Nicolas Solente de l’Agence nationale française pour la gestion des déchets radioactifs (ANDRA) a présenté un exemple du traitement des déchets en France à travers les sites de Morvilliers et de La Chaise dans l’Aube spécialisés dans le traitement des déchets faiblement radioactifs.. Il a mis en avant la diversité des déchets nucléaires, provenant principalement des centrales nucléaires (60%), de la recherche (25%), et de la défense (9%), avec trois principaux producteurs : CEA, EDF, et Orano. Près de 1 760 000 m³ de déchets nucléaires ont été produits jusqu’à la fin de 2021. Les solutions pour le traitement des déchets de haute activité et les déchets à niveau intermédiaire de longue durée sont en cours d’élaboration, Concernant la gestion des déchets faiblement radioactifs, les deux sites de Morvilliers et de La Chaise sont déjà en exploitation et fonctionnent parfaitement. Solente souligne la gouvernance et les interactions entre les parties prenantes, mettant en avant l’implication de tous les acteurs dans ce processus, démontrant ainsi une stratégie bien définie.

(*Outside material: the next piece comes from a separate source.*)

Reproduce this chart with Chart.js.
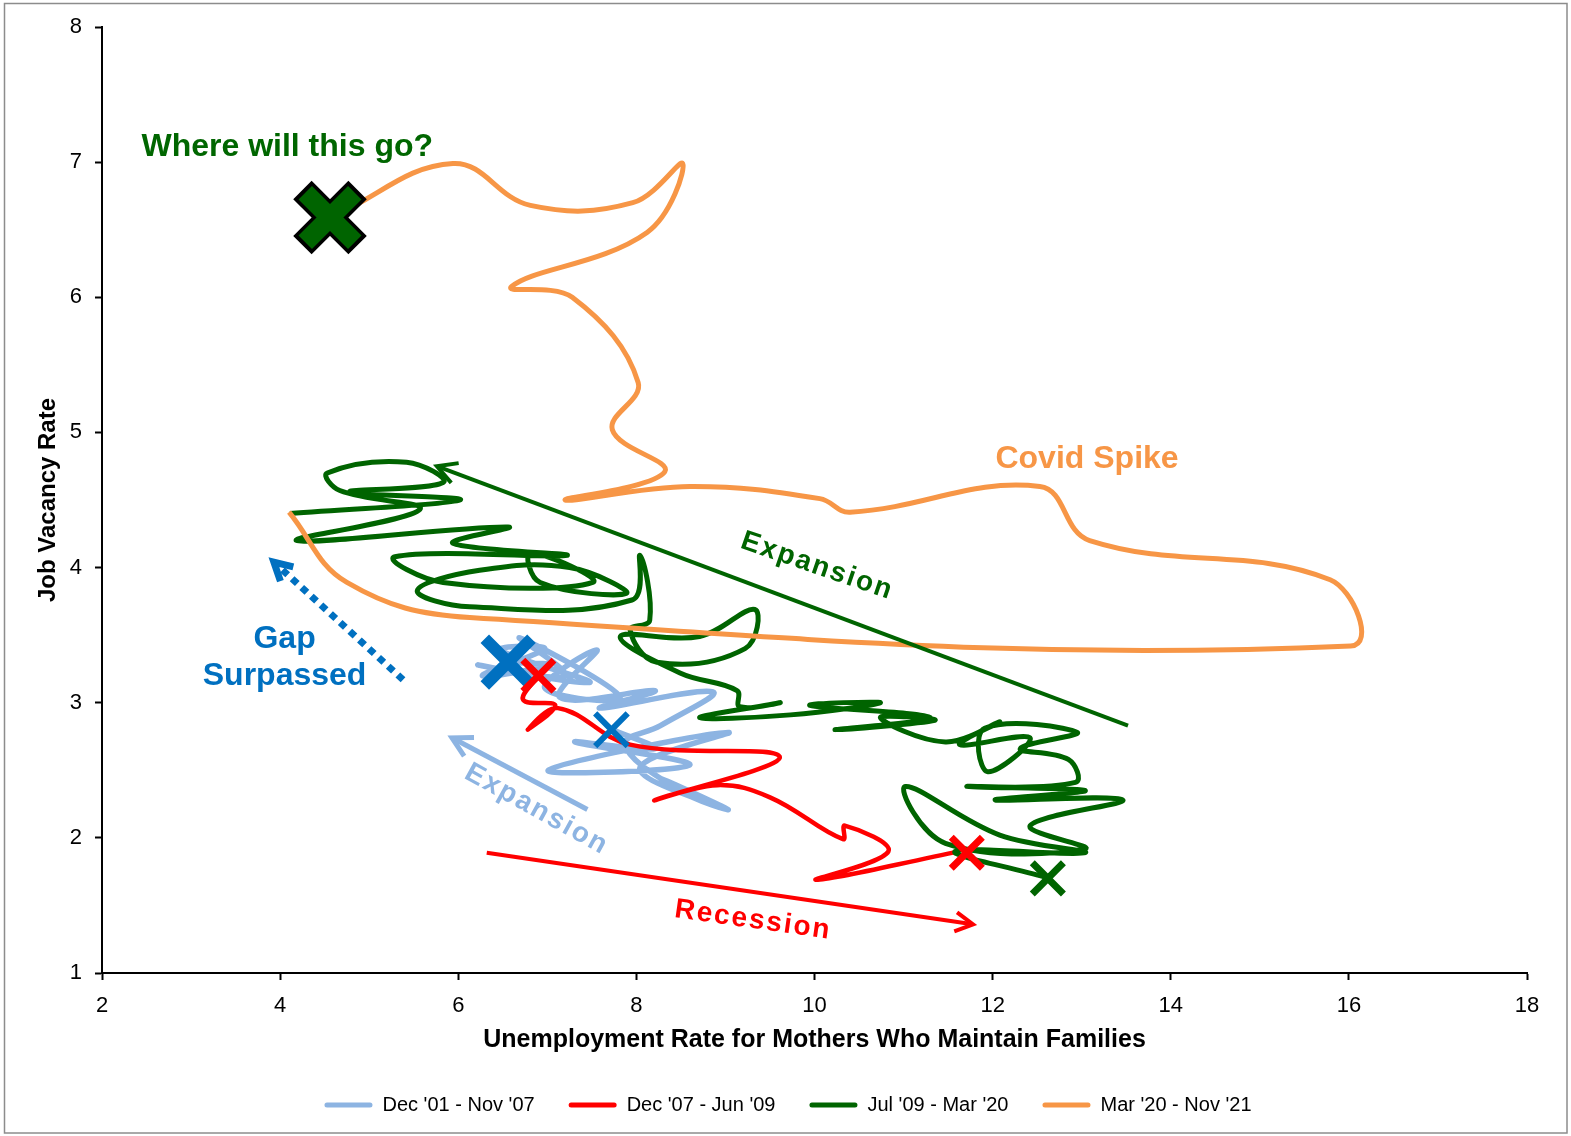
<!DOCTYPE html>
<html lang="en">
<head>
    <meta charset="UTF-8">
    <title>Job Vacancy Rate vs Unemployment Rate for Mothers Who Maintain Families</title>
    <script src="https://cdn.jsdelivr.net/npm/chart.js"></script>
    <style>
        html, body {
            margin: 0;
            padding: 0;
            background: #fff;
        }
        #wrap {
            width: 1571px;
            height: 1136px;
        }
    </style>
</head>
<body>
    <div id="wrap">
        <canvas id="chart" width="1571" height="1136"></canvas>
    </div>

    <script>
        // series labels (legend)
        const seriesLabels = ["Dec '01 - Nov '07", "Dec '07 - Jun '09", "Jul '09 - Mar '20", "Mar '20 - Nov '21"];

        // x = unemployment rate, y = job vacancy rate
        const blueX = [7.70, 8.21, 7.31, 8.60, 7.01, 9.03, 8.04, 8.71, 8.27, 9.03, 8.49, 7.87, 8.27, 8.86, 7.59, 8.21, 7.14, 7.56, 6.97, 7.82, 6.69, 7.20, 6.22, 7.48, 6.47, 6.97, 6.27, 7.01, 6.53];
        const blueY = [2.81, 2.66, 2.71, 2.54, 2.50, 2.78, 2.52, 2.28, 2.44, 2.21, 2.35, 2.69, 2.83, 3.08, 2.96, 3.09, 3.04, 3.39, 3.11, 3.04, 3.48, 3.20, 3.28, 3.15, 3.39, 3.40, 3.20, 3.28, 3.30];

        const redX = [6.88, 6.73, 7.09, 6.78, 7.12, 7.93, 9.61, 8.21, 8.91, 9.50, 10.32, 10.34, 10.83, 10.02, 11.63];
        const redY = [3.19, 3.02, 2.98, 2.80, 2.96, 2.69, 2.60, 2.28, 2.39, 2.30, 1.99, 2.09, 1.90, 1.69, 1.90];

        const greenX = [12.59, 11.58, 13.04, 12.08, 11.02, 11.47, 13.04, 12.42, 13.46, 12.03, 13.04, 11.71, 12.93, 12.85, 12.31, 12.95, 11.91, 11.94, 12.42, 11.63,
                        12.08, 11.47, 10.74, 11.35, 10.23, 11.30, 9.95, 10.74, 9.73, 8.71, 9.61, 9.16, 9.13, 8.49, 7.82, 8.71, 9.33, 9.22, 8.23, 7.93,
                        8.15, 8.04, 7.95, 6.13, 5.54, 6.24, 7.25, 7.89, 6.92, 6.81, 7.51, 5.83, 5.29, 7.22, 5.94, 6.56, 4.19, 5.57, 4.67, 4.53,
                        5.42, 5.83, 4.78, 6.02, 4.11];
        const greenY = [1.71, 1.90, 1.89, 2.02, 2.38, 1.96, 1.92, 2.09, 2.28, 2.28, 2.35, 2.38, 2.41, 2.58, 2.66, 2.78, 2.81, 2.49, 2.74, 2.69,
                        2.86, 2.71, 2.89, 2.87, 2.80, 2.89, 2.98, 3.00, 2.91, 2.89, 3.00, 2.97, 3.09, 3.22, 3.49, 3.49, 3.69, 3.40, 3.30, 3.54,
                        3.61, 4.09, 3.76, 3.71, 3.83, 3.98, 4.00, 3.81, 3.89, 4.11, 3.89, 3.89, 4.08, 4.09, 4.18, 4.30, 4.20, 4.43, 4.57, 4.70,
                        4.78, 4.63, 4.56, 4.50, 4.40];

        const orangeX = [4.10, 4.75, 6.13, 16.02, 15.79, 13.09, 12.53, 10.40, 10.06, 8.60, 7.20, 8.32, 7.73, 8.02, 7.28, 6.60, 8.12, 8.52, 7.96, 6.81, 5.94, 4.60];
        const orangeY = [4.41, 3.89, 3.63, 3.42, 3.91, 4.20, 4.60, 4.41, 4.51, 4.60, 4.50, 4.71, 5.02, 5.37, 6.00, 6.08, 6.48, 6.99, 6.70, 6.68, 6.99, 6.60];

        // X markers
        const bigBlueMark = [6.56, 3.30];
        const smallBlueMark = [7.72, 2.80];
        const redMarksX = [6.90, 11.71];
        const redMarksY = [3.20, 1.89];
        const greenMark = [12.62, 1.70];
        const finalMark = [4.56, 6.59];

        // axis ticks
        const xTicks = [2, 4, 6, 8, 10, 12, 14, 16, 18];
        const yTicks = [1, 2, 3, 4, 5, 6, 7, 8];

        const colors = ['#8DB4E2', '#FF0000', '#006400', '#F79646'];

        function pts(xs, ys) {
            return xs.map((v, i) => ({ x: v, y: ys[i] }));
        }

        function lineSet(i, xs, ys, width, order) {
            return {
                label: seriesLabels[i],
                data: pts(xs, ys),
                showLine: true,
                borderColor: colors[i],
                backgroundColor: colors[i],
                borderWidth: width,
                pointRadius: 0,
                tension: 0.4,
                order: order
            };
        }

        function markSet(data, color, radius, width, order) {
            return {
                label: 'mark',
                data: data,
                showLine: false,
                pointStyle: 'crossRot',
                pointRadius: radius,
                pointBorderColor: color,
                pointBackgroundColor: color,
                pointBorderWidth: width,
                order: order
            };
        }

        // arrows and notes drawn in data coordinates
        const arrows = [
            { from: [13.52, 2.83], to: [5.76, 4.75], color: '#006400', width: 4, head: 22 },
            { from: [5.38, 3.17], to: [3.93, 4.04], color: '#0070C0', width: 7, head: 20, dash: [7, 6] },
            { from: [7.45, 2.21], to: [5.93, 2.74], color: '#8DB4E2', width: 5, head: 22 },
            { from: [6.32, 1.89], to: [11.78, 1.36], color: '#FF0000', width: 4, head: 20 }
        ];

        const notes = [
            { text: 'Where will this go?', at: [4.08, 7.11], color: '#006600', size: 32, rot: 0, spacing: 0 },
            { text: 'Covid Spike', at: [13.06, 4.80], color: '#F79646', size: 32, rot: 0, spacing: 0 },
            { text: 'Gap', at: [4.05, 3.47], color: '#0070C0', size: 32, rot: 0, spacing: 0 },
            { text: 'Surpassed', at: [4.05, 3.20], color: '#0070C0', size: 32, rot: 0, spacing: 0 },
            { text: 'Expansion', at: [10.03, 4.01], color: '#006400', size: 28, rot: 19, spacing: 2 },
            { text: 'Expansion', at: [6.88, 2.21], color: '#8DB4E2', size: 28, rot: 29, spacing: 2 },
            { text: 'Recession', at: [9.31, 1.39], color: '#FF0000', size: 28, rot: 8, spacing: 2 }
        ];

        const notesPlugin = {
            id: 'notes',
            afterLayout(chart) {
                // legend sits a little right of centre in the original
                chart.legend.left += 22;
                chart.legend.right += 22;
            },
            beforeDraw(chart) {
                const ctx = chart.ctx;
                ctx.save();
                ctx.fillStyle = '#fff';
                ctx.fillRect(0, 0, chart.width, chart.height);
                ctx.strokeStyle = '#8c8c8c';
                ctx.lineWidth = 1.5;
                ctx.strokeRect(4.5, 3.5, chart.width - 8.5, chart.height - 6.5);
                ctx.restore();
            },
            afterDatasetsDraw(chart) {
                const ctx = chart.ctx;
                const xs = chart.scales.x, ys = chart.scales.y;

                arrows.forEach(a => {
                    const x0 = xs.getPixelForValue(a.from[0]), y0 = ys.getPixelForValue(a.from[1]);
                    const x1 = xs.getPixelForValue(a.to[0]), y1 = ys.getPixelForValue(a.to[1]);
                    const ang = Math.atan2(y1 - y0, x1 - x0);
                    ctx.save();
                    ctx.strokeStyle = a.color;
                    ctx.lineWidth = a.width;
                    ctx.setLineDash(a.dash || []);
                    ctx.beginPath();
                    ctx.moveTo(x0, y0);
                    ctx.lineTo(x1 - Math.cos(ang) * 2, y1 - Math.sin(ang) * 2);
                    ctx.stroke();
                    ctx.setLineDash([]);
                    ctx.lineJoin = 'miter';
                    ctx.beginPath();
                    ctx.moveTo(x1 - a.head * Math.cos(ang - 0.5), y1 - a.head * Math.sin(ang - 0.5));
                    ctx.lineTo(x1, y1);
                    ctx.lineTo(x1 - a.head * Math.cos(ang + 0.5), y1 - a.head * Math.sin(ang + 0.5));
                    ctx.stroke();
                    ctx.restore();
                });

                notes.forEach(n => {
                    ctx.save();
                    ctx.translate(xs.getPixelForValue(n.at[0]), ys.getPixelForValue(n.at[1]));
                    ctx.rotate(n.rot * Math.PI / 180);
                    ctx.font = 'bold ' + n.size + 'px "Liberation Sans", Arial, sans-serif';
                    ctx.letterSpacing = n.spacing + 'px';
                    ctx.fillStyle = n.color;
                    ctx.textAlign = 'center';
                    ctx.textBaseline = 'middle';
                    ctx.fillText(n.text, 0, 0);
                    ctx.restore();
                });
            }
        };

        const chart = new Chart(document.getElementById('chart'), {
            type: 'scatter',
            data: {
                datasets: [
                    lineSet(0, blueX, blueY, 5.5, 4),
                    lineSet(1, redX, redY, 4.5, 3),
                    lineSet(2, greenX, greenY, 5, 2),
                    lineSet(3, orangeX, orangeY, 5, 1),
                    markSet([{ x: bigBlueMark[0], y: bigBlueMark[1] }], '#0070C0', 33, 12, 0),
                    markSet([{ x: smallBlueMark[0], y: smallBlueMark[1] }], '#0070C0', 23, 6, 0),
                    markSet(pts(redMarksX, redMarksY), '#FF0000', 22, 7, -1),
                    markSet([{ x: greenMark[0], y: greenMark[1] }], '#006400', 22, 7, 0),
                    markSet([{ x: finalMark[0], y: finalMark[1] }], '#000000', 39, 26, -2),
                    markSet([{ x: finalMark[0], y: finalMark[1] }], '#006400', 35, 19, -3)
                ]
            },
            options: {
                responsive: false,
                animation: false,
                events: [],
                layout: { autoPadding: false, padding: { left: 5, right: 44, top: 27, bottom: 11 } },
                scales: {
                    x: {
                        type: 'linear',
                        min: 2,
                        max: 18,
                        afterBuildTicks: s => { s.ticks = xTicks.map(v => ({ value: v })); },
                        afterFit: s => { s.height = 88; },
                        ticks: {
                            color: '#000',
                            padding: 13,
                            font: { family: '"Liberation Sans", Arial, sans-serif', size: 22 }
                        },
                        grid: { drawOnChartArea: false, tickLength: 7, tickColor: '#000', tickWidth: 2 },
                        border: { color: '#000', width: 2 },
                        title: {
                            display: true,
                            text: 'Unemployment Rate for Mothers Who Maintain Families',
                            color: '#000',
                            padding: { top: 0, bottom: 6 },
                            font: { family: '"Liberation Sans", Arial, sans-serif', size: 25, weight: 'bold' }
                        }
                    },
                    y: {
                        type: 'linear',
                        min: 1,
                        max: 8,
                        afterBuildTicks: s => { s.ticks = yTicks.map(v => ({ value: v })); },
                        afterFit: s => { s.width = 97; },
                        ticks: {
                            color: '#000',
                            padding: 13,
                            font: { family: '"Liberation Sans", Arial, sans-serif', size: 22 }
                        },
                        grid: { drawOnChartArea: false, tickLength: 7, tickColor: '#000', tickWidth: 2 },
                        border: { color: '#000', width: 2 },
                        title: {
                            display: true,
                            text: 'Job Vacancy Rate',
                            color: '#000',
                            padding: { top: 28.6, bottom: 0 },
                            font: { family: '"Liberation Sans", Arial, sans-serif', size: 24, weight: 'bold' }
                        }
                    }
                },
                plugins: {
                    tooltip: { enabled: false },
                    legend: {
                        position: 'bottom',
                        labels: {
                            color: '#000',
                            boxWidth: 48,
                            boxHeight: 5,
                            padding: 34,
                            useBorderRadius: true,
                            borderRadius: 2.5,
                            font: { family: '"Liberation Sans", Arial, sans-serif', size: 20 },
                            filter: item => item.datasetIndex < 4,
                            sort: (a, b) => a.datasetIndex - b.datasetIndex,
                            generateLabels: c => Chart.defaults.plugins.legend.labels.generateLabels(c)
                                .map(l => Object.assign(l, { lineWidth: 0 }))
                        }
                    }
                }
            },
            plugins: [notesPlugin]
        });
    </script>
</body>
</html>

Dans les discussions, il a été souligné que l’idée de centres communs de traitement des déchets nucléaire a du sens, car les coûts principaux sont des coûts fixes. Le succès de ces partenariats est avant tout une question politique, avec des interrogations sur quels pays seraient prêts à accueillir de telles structures. L’expérience française et finlandaise a révélé que la proximité de la population avec un site de traitement influe sur leur disposition à accepter un nouveau centre, on a donc une plus grande acceptation venant des personnes les mieux informées.
Perception publique de l’énergie nucléaire et retombées financières sur les territoires
Michel Berthelemy, conseiller stratégique en politique nucléaire au sein de l’Agence de l’énergie nucléaire (AEN) de l’OCDE, a abordé la perception publique de l’énergie nucléaire et les retours financiers pour les territoires. Dans le cadre de son travail au sein de l’OCDE, il travaille principalement sur la recherche en matière de sûreté nucléaire, de technologies et de politiques. Il souligne l’importance de la COOP28, notant que la question de l’énergie nucléaire a été évoquée pour la première fois dans le cadre d’une coopération bilatérale entre les pays utilisant l’énergie nucléaire depuis le début de l’utilisation du nucléaire.
En conclusion, L’Ambassadeur de France en Estonie, S.E. Emmanuel Mignot a exprimé ses sincères remerciements à l’ensemble des participants pour leur engagement et leur contribution à la discussion. Il a souligné l’importance de la discussion informelle qui a émergé, mettant en lumière une tendance vers une approche plus rationnelle vis-à-vis de l’énergie nucléaire. Cette évolution dans la perception dénote un changement significatif dans la manière dont les gens abordent et comprennent les questions liées au nucléaire. L’ambassadeur a rappelé également que la France se tient prête à soutenir l’Estonie dans la décision qu’elle prendra, soulignant l’engagement continu envers la coopération et le partage d’expertise entre les deux nations. Il a faitexprimé l’espoir que cette rationalité croissante continuera à guider les débats et les prises de décision dans le domaine de l’énergie nucléaire, favorisant ainsi une compréhension équilibrée et informée de cette source d’énergie cruciale pour l’avenir.